This Veterans’ Day post first appeared November 7, 2012. I felt it deserved a repeat.
To me, Veterans’ Day, celebrated this Monday November 11, just isn’t enough to honor what our veterans have done for this country.
Although I am a pacifist, and was an active anti-war activist during the Vietnam War, I was ashamed of the way our veterans were treated when they returned home.
And I am still deeply saddened by the lack of support and care our veterans receive today.
Yes, war is horrendous, and perhaps if women were running the world there wouldn’t be any wars. But those who did their duty and fought for us deserve better than one day to celebrate them.
THE CURRENT CRISIS IN OUR MILITARY CARE
Military suicides are at record levels.

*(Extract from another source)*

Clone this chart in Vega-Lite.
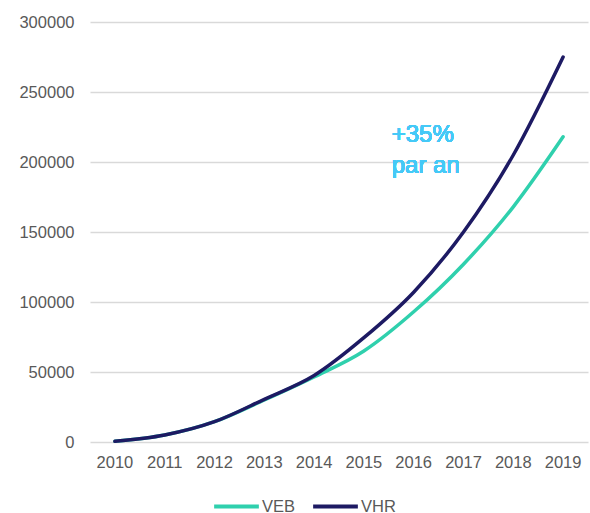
{
  "$schema": "https://vega.github.io/schema/vega-lite/v6.json",
  "width": 498,
  "height": 420,
  "autosize": {"type": "none"},
  "padding": {"left": 90, "top": 22, "right": 2, "bottom": 71},
  "config": {
    "view": {"stroke": null},
    "font": "Liberation Sans",
    "axis": {"labelFont": "Liberation Sans", "labelColor": "#595959", "labelFontSize": 16.5}
  },
  "data": {"values": [
    {"year": "2010", "series": "VEB", "value": 500},
    {"year": "2011", "series": "VEB", "value": 5000},
    {"year": "2012", "series": "VEB", "value": 14500},
    {"year": "2013", "series": "VEB", "value": 30000},
    {"year": "2014", "series": "VEB", "value": 46500},
    {"year": "2015", "series": "VEB", "value": 65000},
    {"year": "2016", "series": "VEB", "value": 93000},
    {"year": "2017", "series": "VEB", "value": 127000},
    {"year": "2018", "series": "VEB", "value": 168000},
    {"year": "2019", "series": "VEB", "value": 218000},
    {"year": "2010", "series": "VHR", "value": 500},
    {"year": "2011", "series": "VHR", "value": 5000},
    {"year": "2012", "series": "VHR", "value": 14500},
    {"year": "2013", "series": "VHR", "value": 30500},
    {"year": "2014", "series": "VHR", "value": 47500},
    {"year": "2015", "series": "VHR", "value": 74500},
    {"year": "2016", "series": "VHR", "value": 107000},
    {"year": "2017", "series": "VHR", "value": 150000},
    {"year": "2018", "series": "VHR", "value": 205000},
    {"year": "2019", "series": "VHR", "value": 275000}
  ]},
  "layer": [
    {
      "mark": {"type": "line", "strokeWidth": 3.5, "interpolate": "monotone", "strokeCap": "round"},
      "encoding": {
        "x": {"field": "year", "type": "ordinal", "scale": {"type": "band", "paddingInner": 0, "paddingOuter": 0},
              "axis": {"title": null, "labelAngle": 0, "domain": false, "ticks": false, "labelPadding": 12}},
        "y": {"field": "value", "type": "quantitative", "scale": {"domain": [0, 300000]},
              "axis": {"title": null, "values": [0, 50000, 100000, 150000, 200000, 250000, 300000], "format": "d",
                       "labelOverlap": false, "domain": false, "ticks": false, "labelPadding": 16, "gridColor": "#d9d9d9", "gridWidth": 1.5}},
        "color": {"field": "series", "type": "nominal",
                  "scale": {"domain": ["VEB", "VHR"], "range": ["#2fd0ad", "#1d1a63"]},
                  "legend": {"title": null, "orient": "none", "legendX": 122, "legendY": 460, "direction": "horizontal", "symbolType": "stroke",
                             "symbolSize": 2000, "symbolStrokeWidth": 4, "labelFontSize": 16.5, "labelColor": "#595959",
                             "columnPadding": 9, "labelOffset": 1, "padding": 0, "offset": 0}}
      }
    },
    {
      "mark": {"type": "text", "align": "left", "baseline": "alphabetic", "fontSize": 24, "fontWeight": "normal", "color": "#45c9f7", "dx": -22, "lineHeight": 31, "lineBreak": "\n"},
      "encoding": {
        "x": {"datum": "2016"},
        "y": {"datum": 214300},
        "text": {"value": "+35%\npar an"}
      }
    }
  ]
}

Here are some startling statistics:
- More U.S. Military personnel have died by suicide since the war in Afghanistan started than have died fighting the war.

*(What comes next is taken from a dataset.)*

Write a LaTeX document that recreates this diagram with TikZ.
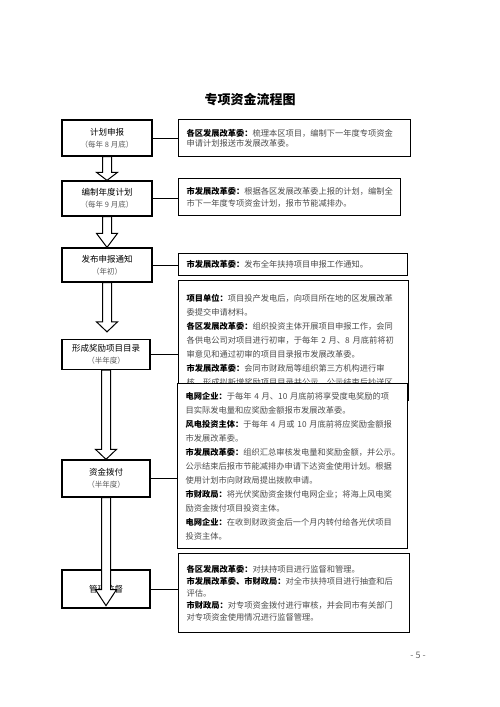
\documentclass[tikz,border=0pt]{standalone}
\usepackage{fontspec}
\setmainfont{Noto Sans CJK SC}
\usetikzlibrary{calc}

\tikzset{
  stage/.style={draw,line width=1.3pt,align=center,inner sep=2pt,font=\fontsize{8.5}{12}\selectfont},
  note/.style={draw,line width=1.3pt,fill=white,anchor=north west,align=left,inner xsep=8pt,inner ysep=3pt,text=black!70},
  link/.style={line width=0.8pt},
  blockarrow/.style={draw,line width=1pt,fill=white,line join=miter}
}
\newcommand\notelabel[1]{\textbf{\color{black}#1}}
\newcommand\stagesub[1]{{\color{black!65}\fontsize{7.5}{12}\selectfont #1}}
% block arrow between two stages, #1 = head length
\newcommand\flowarrow[3][10pt]{%
  \path[blockarrow] let \p1=(#2), \p2=(#3) in
    (\x1-4.5pt,\y1) -- (\x1+4.5pt,\y1) -- (\x1+4.5pt,\y2+#1) -- (\x1+10.5pt,\y2+#1)
    -- (\x1,\y2) -- (\x1-10.5pt,\y2+#1) -- (\x1-4.5pt,\y2+#1) -- cycle;}

\begin{document}
\begin{tikzpicture}[x=1pt,y=-1pt]
\useasboundingbox (0,0) rectangle (500,707);

\node[font=\bfseries\fontsize{13}{13}\selectfont] (title) at (250,100) {专项资金流程图};

% stages
\node[stage,minimum width=90,minimum height=36] (s1) at (107,138) {计划申报\\\stagesub{（每年 8 月底）}};
\node[stage,minimum width=90,minimum height=35] (s2) at (107,198.5) {编制年度计划\\\stagesub{（每年 9 月底）}};
\node[stage,minimum width=90,minimum height=34] (s3) at (107,265) {发布申报通知\\\stagesub{（年初）}};
\node[stage,minimum width=88,minimum height=30] (s4) at (106,354.5) {形成奖励项目目录\\\stagesub{（半年度）}};
\node[stage,minimum width=88,minimum height=37] (s5) at (106,478.5) {资金拨付\\\stagesub{（半年度）}};
\node[stage,minimum width=88,minimum height=38] (s6) at (106,589) {管理监督};

% notes
\node[note,text width=216,minimum width=232,minimum height=37,font=\fontsize{8.25}{10.7}\selectfont] (n1) at (178,119)
  {\notelabel{各区发展改革委：}梳理本区项目，编制下一年度专项资金\\申请计划报送市发展改革委。};
\node[note,text width=206,minimum width=222,minimum height=37,font=\fontsize{8.25}{12}\selectfont] (n2) at (178,178)
  {\notelabel{市发展改革委：}根据各区发展改革委上报的计划，编制全\\市下一年度专项资金计划，报市节能减排办。};
\node[note,text width=213,minimum width=229,minimum height=22,font=\fontsize{8.25}{12}\selectfont] (n3) at (178,253)
  {\notelabel{市发展改革委：}发布全年扶持项目申报工作通知。};
\node[note,text width=214,minimum width=230,minimum height=120,font=\fontsize{8.25}{14}\selectfont] (n4) at (178,280)
  {\notelabel{项目单位：}项目投产发电后，向项目所在地的区发展改革\\委提交申请材料。\\
   \notelabel{各区发展改革委：}组织投资主体开展项目申报工作，会同\\各供电公司对项目进行初审，于每年 2 月、8 月底前将初\\审意见和通过初审的项目目录报市发展改革委。\\
   \notelabel{市发展改革委：}会同市财政局等组织第三方机构进行审\\核，形成拟新增奖励项目目录并公示，公示结束后抄送区};
\node[note,text width=214,minimum width=230,minimum height=165,font=\fontsize{8.25}{14}\selectfont] (n5) at (177,383)
  {\notelabel{电网企业：}于每年 4 月、10 月底前将享受度电奖励的项\\目实际发电量和应奖励金额报市发展改革委。\\
   \notelabel{风电投资主体：}于每年 4 月或 10 月底前将应奖励金额报\\市发展改革委。\\
   \notelabel{市发展改革委：}组织汇总审核发电量和奖励金额，并公示。\\公示结束后报市节能减排办申请下达资金使用计划。根据\\使用计划市向财政局提出拨款申请。\\
   \notelabel{市财政局：}将光伏奖励资金拨付电网企业；将海上风电奖\\励资金拨付项目投资主体。\\
   \notelabel{电网企业：}在收到财政资金后一个月内转付给各光伏项目\\投资主体。};
\node[note,text width=215,minimum width=231,minimum height=79,font=\fontsize{8.25}{12}\selectfont] (n6) at (178,553)
  {\notelabel{各区发展改革委：}对扶持项目进行监督和管理。\\
   \notelabel{市发展改革委、市财政局：}对全市扶持项目进行抽查和后\\评估。\\
   \notelabel{市财政局：}对专项资金拨付进行审核，并会同市有关部门\\对专项资金使用情况进行监督管理。};

\node[text=black!60,font=\fontsize{9}{9}\selectfont] (page) at (418,655) {- 5 -};

\foreach \u/\v in {s1/n1,s2/n2,s3/n3,s4/n4,s5/n5,s6/n6}
  \draw[link] (\u.east) -- (\u.east -| \v.west);

\flowarrow[8pt]{s1.south}{s2.north}
\flowarrow[14pt]{s2.south}{s3.north}
\flowarrow{s3.south}{[yshift=7pt]s4.north}
\flowarrow{s4.south}{s5.north}
\flowarrow[16pt]{s5.south}{[yshift=3pt]s6.south}
\end{tikzpicture}
\end{document}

- While veterans account for 10% of all U.S. adults, they account for 20% of U.S. suicides.
- Among all veterans, a suicide occurs every 80 minutes, round the clock.

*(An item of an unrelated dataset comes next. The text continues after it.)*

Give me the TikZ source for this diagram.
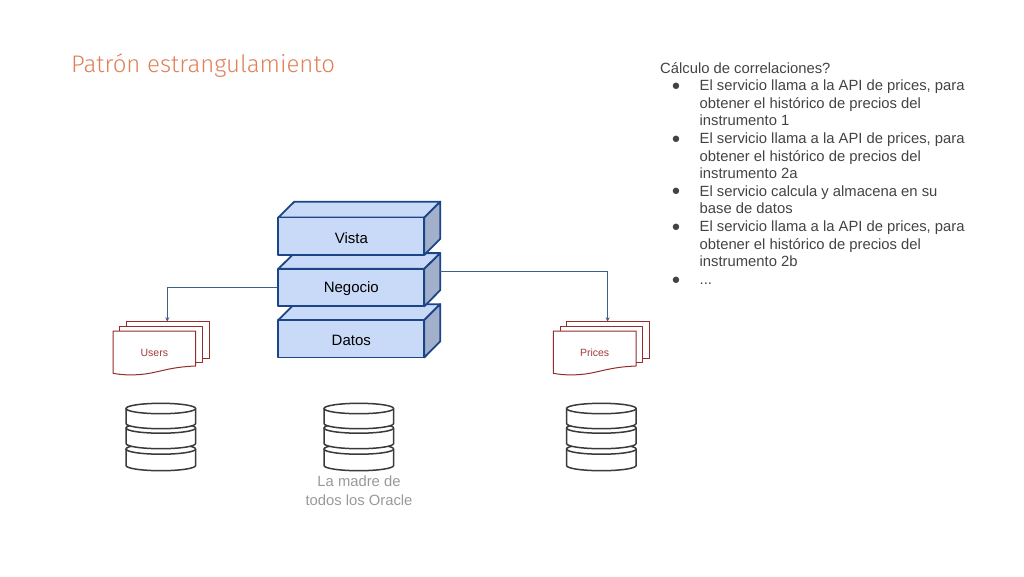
\documentclass[tikz,border=0pt]{standalone}
\usepackage{fontspec}
\setmainfont{Liberation Sans}
\newfontfamily\titlefont{Fira Sans Light}
\usetikzlibrary{arrows.meta}
\definecolor{titlec}{HTML}{E0805A}
\definecolor{bluel}{HTML}{C9DAF8}
\definecolor{blued}{HTML}{A2B0CC}
\definecolor{blueline}{HTML}{1C4587}
\definecolor{conn}{HTML}{3F6089}
\definecolor{docred}{HTML}{962B2B}
\definecolor{doctext}{HTML}{A23A3A}
\definecolor{dbline}{HTML}{3A3A3A}
\definecolor{textc}{HTML}{434343}
\definecolor{grayc}{HTML}{999999}
\tikzset{
 x=1pt,y=-1pt,
 layerbox/.style={draw=blueline,fill=bluel,line width=1.8pt,line join=round,minimum width=146pt,minimum height=37.5pt,inner sep=0pt,font=\fontsize{15}{17}\selectfont,text=black},
 layertop/.style={draw=blueline,fill=bluel,line width=1.8pt,line join=round},
 layerside/.style={draw=blueline,fill=blued,line width=1.8pt,line join=round},
 sheet/.style={draw=docred,fill=white,line width=1pt,line join=round},
 doclabel/.style={text=doctext,font=\fontsize{10.5}{12}\selectfont,inner sep=0pt},
 link/.style={draw=conn,line width=1pt,-{Stealth[length=4.5pt,width=4pt]}},
 disk/.style={draw=dbline,fill=white,line width=1.5pt,line join=round},
 bodytext/.style={text=textc,font=\fontsize{14.8}{17.6}\selectfont,align=left,anchor=north west,inner sep=0pt},
 bullet/.style={text=textc,font=\fontsize{14.8}{17.6}\selectfont,inner sep=0pt},
}
\newcommand{\layer}[3]{% name, front centre y, text
 \path[layertop] (278.3,#2-18.75) -- (294.3,#2-34.5) -- (440.3,#2-34.5) -- (424.3,#2-18.75) -- cycle;
 \path[layerside] (424.3,#2-18.75) -- (440.3,#2-34.5) -- (440.3,#2+2.5) -- (424.3,#2+18.75) -- cycle;
 \node[layerbox] (#1) at (351.3,#2) {\raisebox{-1.5pt}[\height][\depth]{#3}};
}
\newcommand{\docstack}[3]{% name, x offset, text
 \path[sheet] (#2+126,321.7) -- (#2+209,321.7) -- (#2+209,358) -- (#2+126,358) -- cycle;
 \path[sheet] (#2+119.7,326.3) -- (#2+202.3,326.3) -- (#2+202.3,362.7) -- (#2+119.7,362.7) -- cycle;
 \path[sheet] (#2+113,331) -- (#2+195.7,331) -- (#2+195.7,366) .. controls (#2+170,367) and (#2+160,372) .. (#2+145,374) .. controls (#2+132,375.5) and (#2+122,375) .. (#2+113,373.3) -- cycle;
 \node[doclabel] (#1) at (#2+154.3,352.5) {#3};
 \coordinate (#1top) at (#2+167.3,321.7);
}
\newcommand{\onedisk}[2]{% top centre y, side bottom y
 \path[disk] (0,#1) -- (0,#2) arc[start angle=180,end angle=0,x radius=34.8,y radius=5.2] -- (69.6,#1) -- cycle;
 \path[disk] (34.8,#1) ellipse[x radius=34.8,y radius=5.2];
}
\newcommand{\dbstack}[2]{% name, left x
 \begin{scope}[shift={(#2,0)}]
 \onedisk{449}{465.5}
 \onedisk{428}{443.5}
 \onedisk{408.5}{423.5}
 \end{scope}
 \coordinate (#1) at (#2+34.8,437);
}
\begin{document}
\begin{tikzpicture}
\useasboundingbox (0,0) rectangle (1024,576);
\node[anchor=base west,inner sep=0pt,text=titlec,font=\titlefont\fontsize{24}{28}\selectfont] (title) at (71,72) {Patrón estrangulamiento};
\layer{datos}{338.7}{Datos}
\layer{negocio}{287.6}{Negocio}
\layer{vista}{236.2}{Vista}
\coordinate (negocioR) at (440.3,271.5);
\docstack{users}{0}{Users}
\docstack{prices}{440.3}{Prices}
\draw[link] (negocio.west) -| (userstop);
\draw[link] (negocioR) -| (pricestop);
\dbstack{db1}{126}
\dbstack{db2}{324}
\dbstack{db3}{566.5}
\node[text=grayc,align=center,font=\fontsize{14.8}{18.2}\selectfont,inner sep=0pt,anchor=north] (madre) at (359,476) {La madre de\\todos los Oracle};
\node[bodytext] (head) at (660,62) {Cálculo de correlaciones?};
\foreach \n/\y in {b1/87,b2/140,b3/192,b4/228,b5/281}{\node[bullet,anchor=center] (\n) at (676,\y) {●};}
\node[bodytext] (t1) at (699.5,79.7) {El servicio llama a la API de prices, para\\obtener el histórico de precios del\\instrumento 1};
\node[bodytext] (t2) at (699.5,132.5) {El servicio llama a la API de prices, para\\obtener el histórico de precios del\\instrumento 2a};
\node[bodytext] (t3) at (699.5,185.3) {El servicio calcula y almacena en su\\base de datos};
\node[bodytext] (t4) at (699.5,220.5) {El servicio llama a la API de prices, para\\obtener el histórico de precios del\\instrumento 2b};
\node[bodytext] (t5) at (699.5,273.3) {\vphantom{l}...};
\end{tikzpicture}
\end{document}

- While the Pentagon offers a crisis hotline, waits can be long. Earlier this year, helicopter pilot Ian Morrison called the hotline and waited on hold for 45 minutes; his last text to his wife said, “STILL on hold.” He committed suicide later that day.
- It’s not only those seeing combat. Nearly 1/3 of the suicides from 2005 to 2020 were among troops who had never deployed; 43% had deployed only once.
- 95% of military suicides are male.